Check each line of the material below for "size", then copy the ones that contain it.

[Start of Raw data]

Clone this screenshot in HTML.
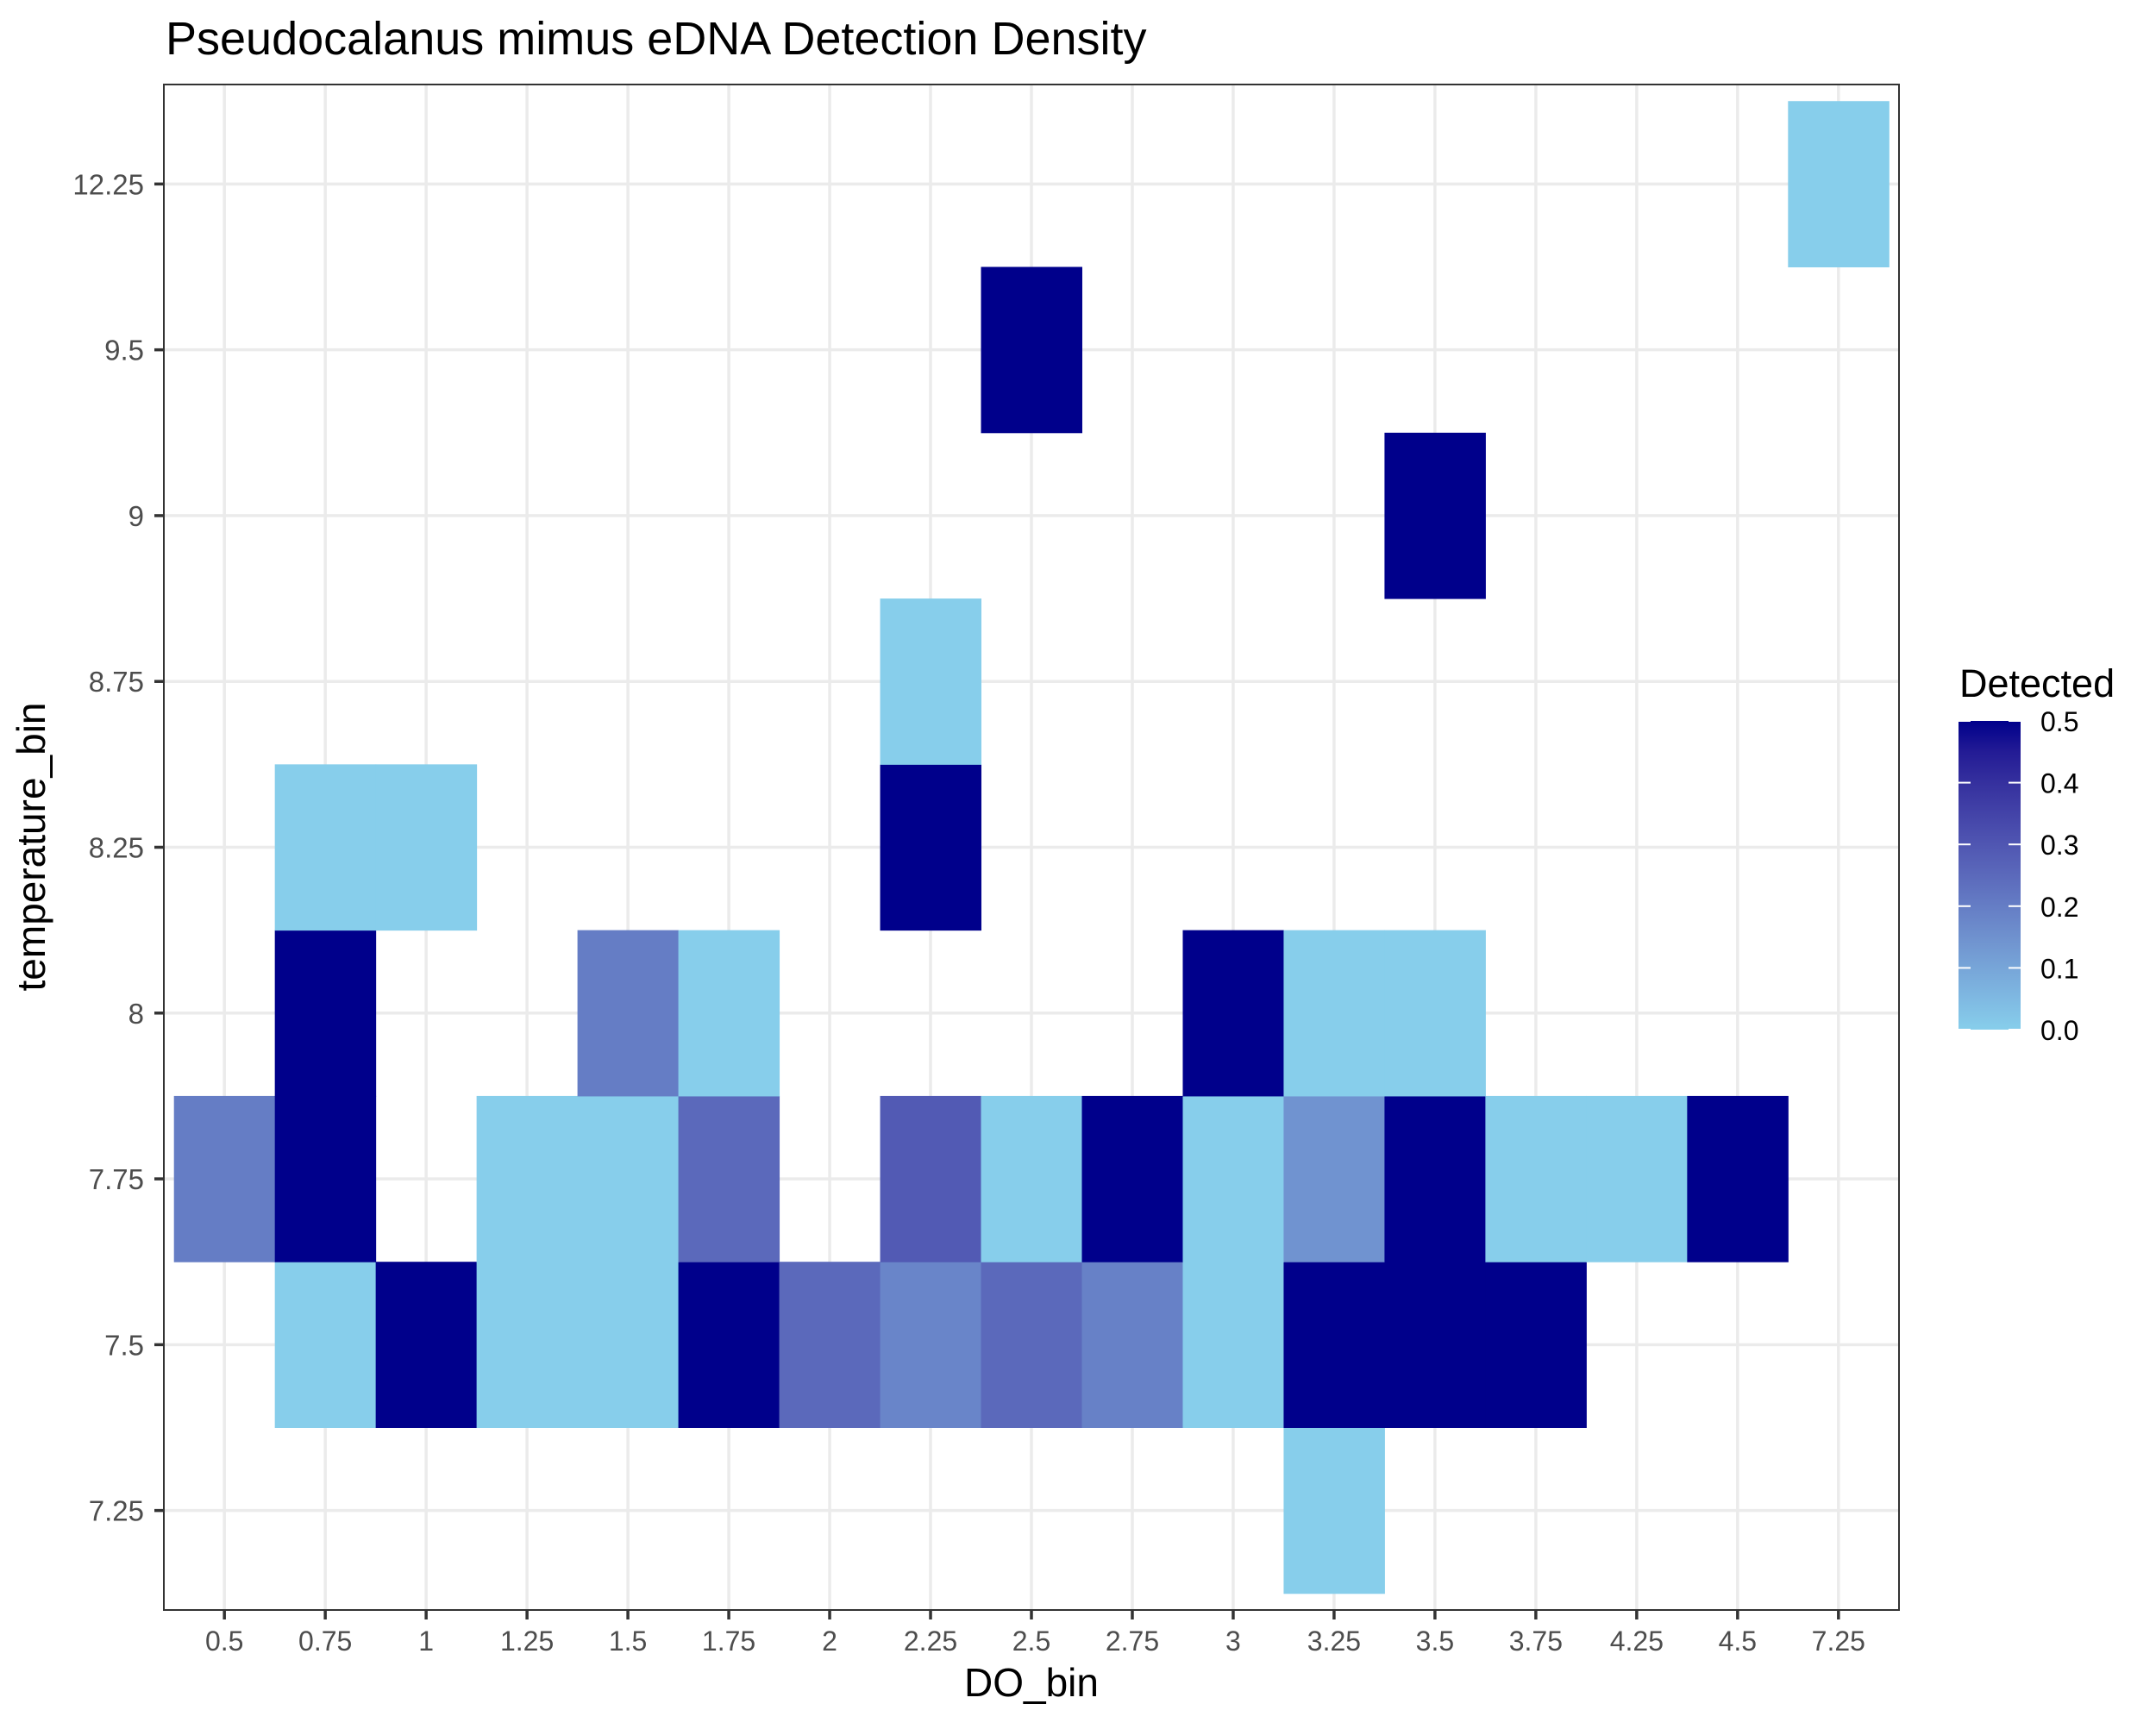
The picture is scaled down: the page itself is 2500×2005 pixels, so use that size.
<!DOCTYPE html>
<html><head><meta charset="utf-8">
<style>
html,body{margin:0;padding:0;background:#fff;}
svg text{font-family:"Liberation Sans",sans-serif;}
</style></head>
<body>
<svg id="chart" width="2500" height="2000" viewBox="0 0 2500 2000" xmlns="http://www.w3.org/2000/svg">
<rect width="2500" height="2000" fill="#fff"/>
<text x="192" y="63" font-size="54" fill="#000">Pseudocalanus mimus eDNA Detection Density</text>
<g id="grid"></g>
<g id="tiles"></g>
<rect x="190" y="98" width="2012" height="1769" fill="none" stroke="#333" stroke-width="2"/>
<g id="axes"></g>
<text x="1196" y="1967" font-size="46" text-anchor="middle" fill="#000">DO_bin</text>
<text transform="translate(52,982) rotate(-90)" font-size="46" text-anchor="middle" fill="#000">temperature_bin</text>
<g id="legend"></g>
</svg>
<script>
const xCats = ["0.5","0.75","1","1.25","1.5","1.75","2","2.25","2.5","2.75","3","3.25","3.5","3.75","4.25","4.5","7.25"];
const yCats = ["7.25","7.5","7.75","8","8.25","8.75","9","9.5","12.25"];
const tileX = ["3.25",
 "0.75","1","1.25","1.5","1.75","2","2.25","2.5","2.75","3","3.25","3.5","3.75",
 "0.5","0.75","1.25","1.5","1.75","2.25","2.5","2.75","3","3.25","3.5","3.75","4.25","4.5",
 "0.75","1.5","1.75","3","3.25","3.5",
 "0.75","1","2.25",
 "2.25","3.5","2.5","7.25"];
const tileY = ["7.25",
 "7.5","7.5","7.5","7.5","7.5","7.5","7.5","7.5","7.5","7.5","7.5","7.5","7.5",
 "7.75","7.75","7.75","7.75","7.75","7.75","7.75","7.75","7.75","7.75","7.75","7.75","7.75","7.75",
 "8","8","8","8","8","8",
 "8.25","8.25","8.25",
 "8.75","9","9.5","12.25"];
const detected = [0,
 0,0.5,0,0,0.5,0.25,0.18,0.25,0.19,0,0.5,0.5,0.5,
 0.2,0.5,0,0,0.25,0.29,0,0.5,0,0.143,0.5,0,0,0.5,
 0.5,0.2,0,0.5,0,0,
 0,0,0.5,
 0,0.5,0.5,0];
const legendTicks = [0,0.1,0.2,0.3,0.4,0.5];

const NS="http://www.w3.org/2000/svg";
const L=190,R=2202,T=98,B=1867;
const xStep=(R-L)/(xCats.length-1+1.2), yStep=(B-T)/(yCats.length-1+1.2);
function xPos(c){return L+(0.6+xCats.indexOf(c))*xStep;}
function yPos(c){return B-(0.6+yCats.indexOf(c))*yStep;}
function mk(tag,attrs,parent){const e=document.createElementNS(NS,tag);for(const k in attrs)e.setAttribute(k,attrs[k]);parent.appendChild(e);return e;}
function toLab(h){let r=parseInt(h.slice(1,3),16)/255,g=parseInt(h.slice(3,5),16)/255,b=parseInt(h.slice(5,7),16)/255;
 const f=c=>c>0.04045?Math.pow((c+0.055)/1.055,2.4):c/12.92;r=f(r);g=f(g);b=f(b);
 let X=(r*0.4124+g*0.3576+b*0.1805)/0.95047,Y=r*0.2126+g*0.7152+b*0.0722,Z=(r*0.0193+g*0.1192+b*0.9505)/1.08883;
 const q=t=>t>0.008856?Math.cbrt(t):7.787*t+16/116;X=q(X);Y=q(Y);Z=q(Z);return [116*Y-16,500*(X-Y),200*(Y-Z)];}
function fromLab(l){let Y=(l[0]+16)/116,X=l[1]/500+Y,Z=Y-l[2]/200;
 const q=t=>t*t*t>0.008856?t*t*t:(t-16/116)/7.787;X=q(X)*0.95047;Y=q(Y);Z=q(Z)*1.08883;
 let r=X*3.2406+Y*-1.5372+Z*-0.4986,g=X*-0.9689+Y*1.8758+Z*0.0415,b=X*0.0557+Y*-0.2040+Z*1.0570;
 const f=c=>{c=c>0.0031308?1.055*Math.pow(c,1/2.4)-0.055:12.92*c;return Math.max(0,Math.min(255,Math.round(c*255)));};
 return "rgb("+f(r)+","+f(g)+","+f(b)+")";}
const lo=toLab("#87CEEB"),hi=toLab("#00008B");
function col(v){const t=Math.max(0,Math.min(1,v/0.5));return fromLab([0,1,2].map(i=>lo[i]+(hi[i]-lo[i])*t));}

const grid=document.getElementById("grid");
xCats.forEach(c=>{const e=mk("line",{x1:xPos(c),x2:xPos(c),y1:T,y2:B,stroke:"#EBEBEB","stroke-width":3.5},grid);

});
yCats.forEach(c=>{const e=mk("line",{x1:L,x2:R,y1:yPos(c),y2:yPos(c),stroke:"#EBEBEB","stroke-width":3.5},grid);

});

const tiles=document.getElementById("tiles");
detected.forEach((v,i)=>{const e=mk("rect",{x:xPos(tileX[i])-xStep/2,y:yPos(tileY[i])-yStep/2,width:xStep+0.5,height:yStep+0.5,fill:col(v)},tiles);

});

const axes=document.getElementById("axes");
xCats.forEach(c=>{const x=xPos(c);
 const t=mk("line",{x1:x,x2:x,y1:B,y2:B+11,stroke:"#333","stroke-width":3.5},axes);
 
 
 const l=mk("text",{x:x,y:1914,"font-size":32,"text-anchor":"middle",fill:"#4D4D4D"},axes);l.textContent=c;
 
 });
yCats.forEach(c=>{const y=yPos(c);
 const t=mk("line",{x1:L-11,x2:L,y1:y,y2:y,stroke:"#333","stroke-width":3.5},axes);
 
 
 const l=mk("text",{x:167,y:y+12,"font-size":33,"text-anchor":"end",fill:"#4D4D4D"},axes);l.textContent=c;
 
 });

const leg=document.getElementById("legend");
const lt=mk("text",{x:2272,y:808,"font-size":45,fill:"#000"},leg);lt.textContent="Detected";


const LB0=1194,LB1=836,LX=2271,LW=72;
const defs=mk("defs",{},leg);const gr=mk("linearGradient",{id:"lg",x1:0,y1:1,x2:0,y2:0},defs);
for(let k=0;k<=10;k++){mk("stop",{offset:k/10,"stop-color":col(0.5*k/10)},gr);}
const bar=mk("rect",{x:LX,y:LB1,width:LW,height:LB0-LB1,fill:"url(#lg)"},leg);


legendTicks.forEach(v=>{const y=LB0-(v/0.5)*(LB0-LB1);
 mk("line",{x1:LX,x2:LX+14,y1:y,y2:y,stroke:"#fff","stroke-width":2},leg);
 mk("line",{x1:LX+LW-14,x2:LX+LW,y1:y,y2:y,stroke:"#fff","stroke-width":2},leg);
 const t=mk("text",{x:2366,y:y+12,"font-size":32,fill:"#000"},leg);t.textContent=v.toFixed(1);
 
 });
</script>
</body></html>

[End of Raw data]

— Result —
The picture is scaled down: the page itself is 2500×2005 pixels, so use that size.
<text x="192" y="63" font-size="54" fill="#000">Pseudocalanus mimus eDNA Detection Density</text>
<text x="1196" y="1967" font-size="46" text-anchor="middle" fill="#000">DO_bin</text>
<text transform="translate(52,982) rotate(-90)" font-size="46" text-anchor="middle" fill="#000">temperature_bin</text>
 const l=mk("text",{x:x,y:1914,"font-size":32,"text-anchor":"middle",fill:"#4D4D4D"},axes);l.textContent=c;
 const l=mk("text",{x:167,y:y+12,"font-size":33,"text-anchor":"end",fill:"#4D4D4D"},axes);l.textContent=c;
const lt=mk("text",{x:2272,y:808,"font-size":45,fill:"#000"},leg);lt.textContent="Detected";
 const t=mk("text",{x:2366,y:y+12,"font-size":32,fill:"#000"},leg);t.textContent=v.toFixed(1);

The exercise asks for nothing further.